Describe how you would design the load balancer with the following requirements:
1. **Worker State Machine**
- Each worker can be in states such as: `IDLE`, `BUSY`, `FAILED`, `DRAINING`, etc.
- The load balancer must track each worker's state and only assign new tasks to eligible workers.
- State transitions should be well-defined (e.g., `IDLE -> BUSY -> IDLE`, `BUSY -> FAILED`, etc.).
2. **Task Dispatching with a Priority Queue**
- Incoming tasks have priorities (e.g., higher priority tasks should be processed first).
- Use a priority queue (or similar) so that the dispatcher always assigns the highest-priority available task to a suitable worker.
- Handle the case where tasks may expire or time out if not processed within a deadline.
3. **Dynamic Scaling (Scale Up / Scale Down)**
- The system should automatically scale out (add workers) when load increases and scale in (remove workers) when load decreases.
- Explain what metrics you would monitor (e.g., queue length, task latency, worker utilization) and how they drive scaling decisions.
- Describe how to safely drain and remove workers without losing or duplicating tasks.
4. **Timeouts and Reliability**
- If a worker does not complete a task within a configured timeout, the task should be retried or reassigned.
- Workers can fail or become unreachable; the load balancer must detect this and transition their state appropriately.
- Ensure at-least-once processing of tasks while minimizing duplicate processing.
5. **Implementation Considerations**
- Assume this system will be implemented in Python.
- Discuss the core components/classes you would define (e.g., `Worker`, `Task`, `Scheduler`, `PriorityQueue` abstraction).
- Explain the data structures to track workers, their states, and tasks in the queue.
- Clarify how concurrency is handled: threads vs processes vs async IO.
Explain your design end-to-end.

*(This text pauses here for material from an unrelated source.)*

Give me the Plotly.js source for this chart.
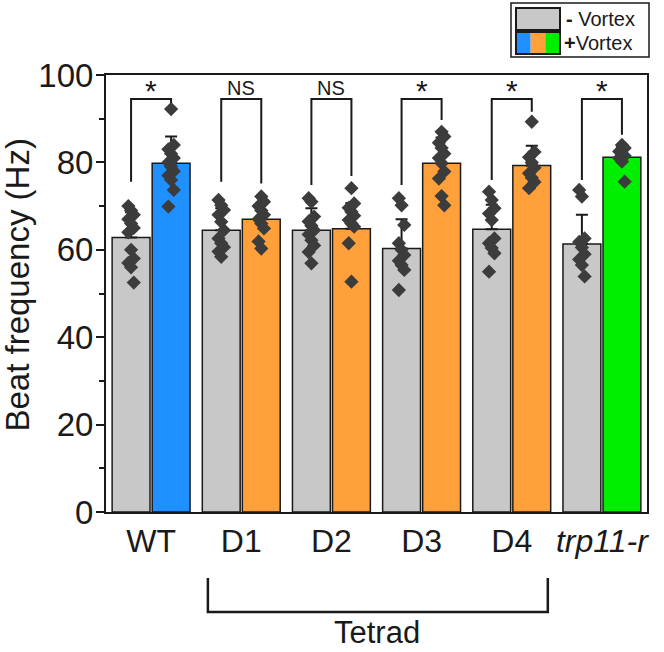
<!DOCTYPE html>
<html><head><meta charset="utf-8">
<script src="https://cdn.plot.ly/plotly-3.0.1.min.js"></script>
<style>html,body{margin:0;padding:0;background:#fff}</style>
</head><body><div id="chart" style="width:664px;height:652px"></div>
<script>
// ---- data ----
const categories = ['WT', 'D1', 'D2', 'D3', 'D4', 'trp11-r'];
const tickLabels = ['WT', 'D1', 'D2', 'D3', 'D4', '<i>trp11-r</i>'];
const meanMinus = [62.8, 64.5, 64.5, 60.3, 64.7, 61.3];
const sdMinus   = [5.8, 5.0, 5.0, 6.7, 5.6, 6.7];
const meanPlus  = [79.8, 67.0, 64.8, 79.8, 79.3, 81.2];
const sdPlus    = [6.1, 3.6, 5.9, 5.9, 4.5, 2.4];
const pointsMinus = [
  [70.0, 69.0, 68.0, 67.0, 66.0, 65.0, 64.0, 60.0, 58.0, 57.0, 56.0, 52.5],
  [71.4, 70.2, 69.1, 68.0, 66.4, 64.5, 62.6, 61.5, 60.6, 59.6, 58.4],
  [71.8, 71.0, 67.6, 66.5, 65.5, 64.5, 63.5, 62.2, 61.0, 59.5, 56.9],
  [71.8, 70.2, 65.7, 61.5, 60.0, 58.8, 57.5, 56.5, 55.4, 50.8],
  [73.3, 71.4, 69.5, 68.3, 66.8, 62.6, 61.5, 60.4, 59.2, 55.0],
  [73.7, 72.2, 62.6, 61.8, 60.5, 59.0, 57.8, 56.5, 53.9]
];
const pointsPlus = [
  [92.2, 84.0, 83.0, 82.0, 81.0, 80.0, 79.0, 78.0, 77.0, 76.0, 73.7, 69.9],
  [72.2, 71.0, 70.0, 69.0, 68.0, 67.0, 66.0, 64.9, 61.9, 60.3],
  [74.1, 70.6, 69.6, 68.7, 67.8, 66.8, 66.0, 65.3, 61.5, 52.7],
  [87.0, 85.9, 84.5, 83.3, 82.0, 81.0, 79.8, 77.9, 76.3, 72.3, 70.2],
  [89.3, 82.4, 81.2, 80.0, 78.8, 77.5, 76.5, 75.5, 74.1],
  [84.0, 83.3, 82.5, 82.0, 81.5, 81.0, 80.2, 75.6]
];
const significance = ['*', 'NS', 'NS', '*', '*', '*'];
const bracketLeftEnd  = [75.6, 75.6, 74.8, 74.8, 76.0, 76.0];
const bracketRightEnd = [93.6, 75.2, 76.9, 89.7, 91.6, 86.3];
const bracketTop = 94.5;

// ---- styles ----
const grayColor = '#c8c8c8';
const plusColors = ['#1E90FF', '#FFA03A', '#FFA03A', '#FFA03A', '#FFA03A', '#00EE00'];
const FONT = 'Arial, "Liberation Sans", Helvetica, sans-serif';
const dark = '#1a1a1a';
const OFF = 0.222, BW = 0.42;

const idx = categories.map((c, i) => i);
const traces = [];
traces.push({
  type: 'bar', x: idx.map(i => i - OFF), y: meanMinus, width: BW,
  marker: {color: grayColor, line: {color: dark, width: 1.5}},
  error_y: {type: 'data', symmetric: false, array: sdMinus, arrayminus: sdMinus.map(() => 0),
            color: dark, thickness: 2, width: 6},
  hoverinfo: 'skip'
});
traces.push({
  type: 'bar', x: idx.map(i => i + OFF), y: meanPlus, width: BW,
  marker: {color: plusColors, line: {color: dark, width: 1.5}},
  error_y: {type: 'data', symmetric: false, array: sdPlus, arrayminus: sdPlus.map(() => 0),
            color: dark, thickness: 2, width: 6},
  hoverinfo: 'skip'
});
function jit(k) { return ((k % 3) - 1) * 0.03; }
const px = [], py = [];
idx.forEach(i => {
  pointsMinus[i].forEach((v, k) => { px.push(i - OFF + jit(k)); py.push(v); });
  pointsPlus[i].forEach((v, k) => { px.push(i + OFF + jit(k + 1)); py.push(v); });
});
traces.push({
  type: 'scatter', mode: 'markers', x: px, y: py,
  marker: {symbol: 'diamond', size: 11, color: '#3c3c3c', line: {width: 0}},
  cliponaxis: false, hoverinfo: 'skip'
});

const shapes = [], annotations = [];
idx.forEach(i => {
  const x1 = i - OFF, x2 = i + OFF;
  shapes.push({type: 'path', xref: 'x', yref: 'y',
    path: `M ${x1},${bracketLeftEnd[i]} L ${x1},${bracketTop} L ${x2},${bracketTop} L ${x2},${bracketRightEnd[i]}`,
    line: {color: dark, width: 2}});
  const star = significance[i] === '*';
  annotations.push({xref: 'x', yref: 'y', x: i, y: bracketTop, yanchor: 'bottom',
    text: significance[i], showarrow: false, yshift: star ? -10 : -2,
    font: {family: FONT, size: star ? 30 : 20, color: dark}});
});
// Tetrad bracket
shapes.push({type: 'path', xref: 'x', yref: 'paper',
  path: 'M 0.63,-0.151 L 0.63,-0.2288 L 4.40,-0.2288 L 4.40,-0.151',
  line: {color: dark, width: 2.5}});
annotations.push({xref: 'paper', yref: 'paper', x: 0.5, y: -0.276, text: 'Tetrad', showarrow: false,
  xanchor: 'center', yanchor: 'middle', font: {family: FONT, size: 31, color: dark}});
annotations.push({xref: 'paper', yref: 'paper', x: -0.163, y: 0.52, text: 'Beat frequency (Hz)',
  showarrow: false, textangle: -90, xanchor: 'center', yanchor: 'middle',
  font: {family: FONT, size: 33, color: dark}});

// legend (drawn)
function pxX(p) { return (p - 106) / 541; }
function pxY(p) { return (512 - p) / 437; }
shapes.push({type: 'rect', xref: 'paper', yref: 'paper', x0: pxX(511), x1: pxX(649), y0: pxY(57), y1: pxY(3),
  line: {color: dark, width: 1.5}, fillcolor: '#fff'});
shapes.push({type: 'rect', xref: 'paper', yref: 'paper', x0: pxX(516), x1: pxX(560), y0: pxY(30), y1: pxY(8),
  line: {color: dark, width: 2}, fillcolor: grayColor});
const stripeCols = ['#1E90FF', '#FFA03A', '#00EE00'];
stripeCols.forEach((c, k) => {
  shapes.push({type: 'rect', xref: 'paper', yref: 'paper',
    x0: pxX(516 + k * 44 / 3), x1: pxX(516 + (k + 1) * 44 / 3), y0: pxY(54), y1: pxY(32),
    line: {width: 0}, fillcolor: c});
});
shapes.push({type: 'rect', xref: 'paper', yref: 'paper', x0: pxX(516), x1: pxX(560), y0: pxY(54), y1: pxY(32),
  line: {color: dark, width: 2}, fillcolor: 'rgba(0,0,0,0)'});
annotations.push({xref: 'paper', yref: 'paper', x: pxX(564), y: pxY(19), xanchor: 'left', yanchor: 'middle',
  text: '<b>-</b> Vortex', showarrow: false, font: {family: FONT, size: 20, color: dark}});
annotations.push({xref: 'paper', yref: 'paper', x: pxX(562), y: pxY(43), xanchor: 'left', yanchor: 'middle',
  text: '<b>+</b>Vortex', showarrow: false, font: {family: FONT, size: 20, color: dark}});

const layout = {
  width: 664, height: 652,
  margin: {l: 106, r: 17, t: 75, b: 140},
  paper_bgcolor: '#fff', plot_bgcolor: '#fff',
  showlegend: false, barmode: 'overlay',
  font: {family: FONT, color: dark},
  xaxis: {range: [-0.5, 5.5], tickvals: idx, ticktext: tickLabels, ticks: '',
    showline: true, mirror: true, linecolor: dark, linewidth: 2, showgrid: false, zeroline: false,
    tickfont: {family: FONT, size: 32, color: dark}, ticklabelstandoff: 0, fixedrange: true},
  yaxis: {range: [0, 100], tickvals: [0, 20, 40, 60, 80, 100], ticks: 'outside', ticklen: 8, tickwidth: 2,
    tickcolor: dark, minor: {tickvals: [10, 30, 50, 70, 90], ticks: 'outside', ticklen: 5, tickwidth: 2, tickcolor: dark},
    showline: true, mirror: true, linecolor: dark, linewidth: 2, showgrid: false, zeroline: false,
    tickfont: {family: FONT, size: 33, color: dark}, ticklabelstandoff: -4, fixedrange: true},
  shapes: shapes, annotations: annotations
};
Plotly.newPlot('chart', traces, layout, {staticPlot: true, displayModeBar: false});
</script></body></html>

Include how tasks enter the system, how they are scheduled and executed, how worker states are updated, and how the system remains consistent and resilient under failures and scaling events.
Quick Answer: This question evaluates understanding of designing resilient task dispatch systems, covering worker state machines, priority-based scheduling, dynamic scaling, timeouts, reliability, and concurrency considerations in a Python backend.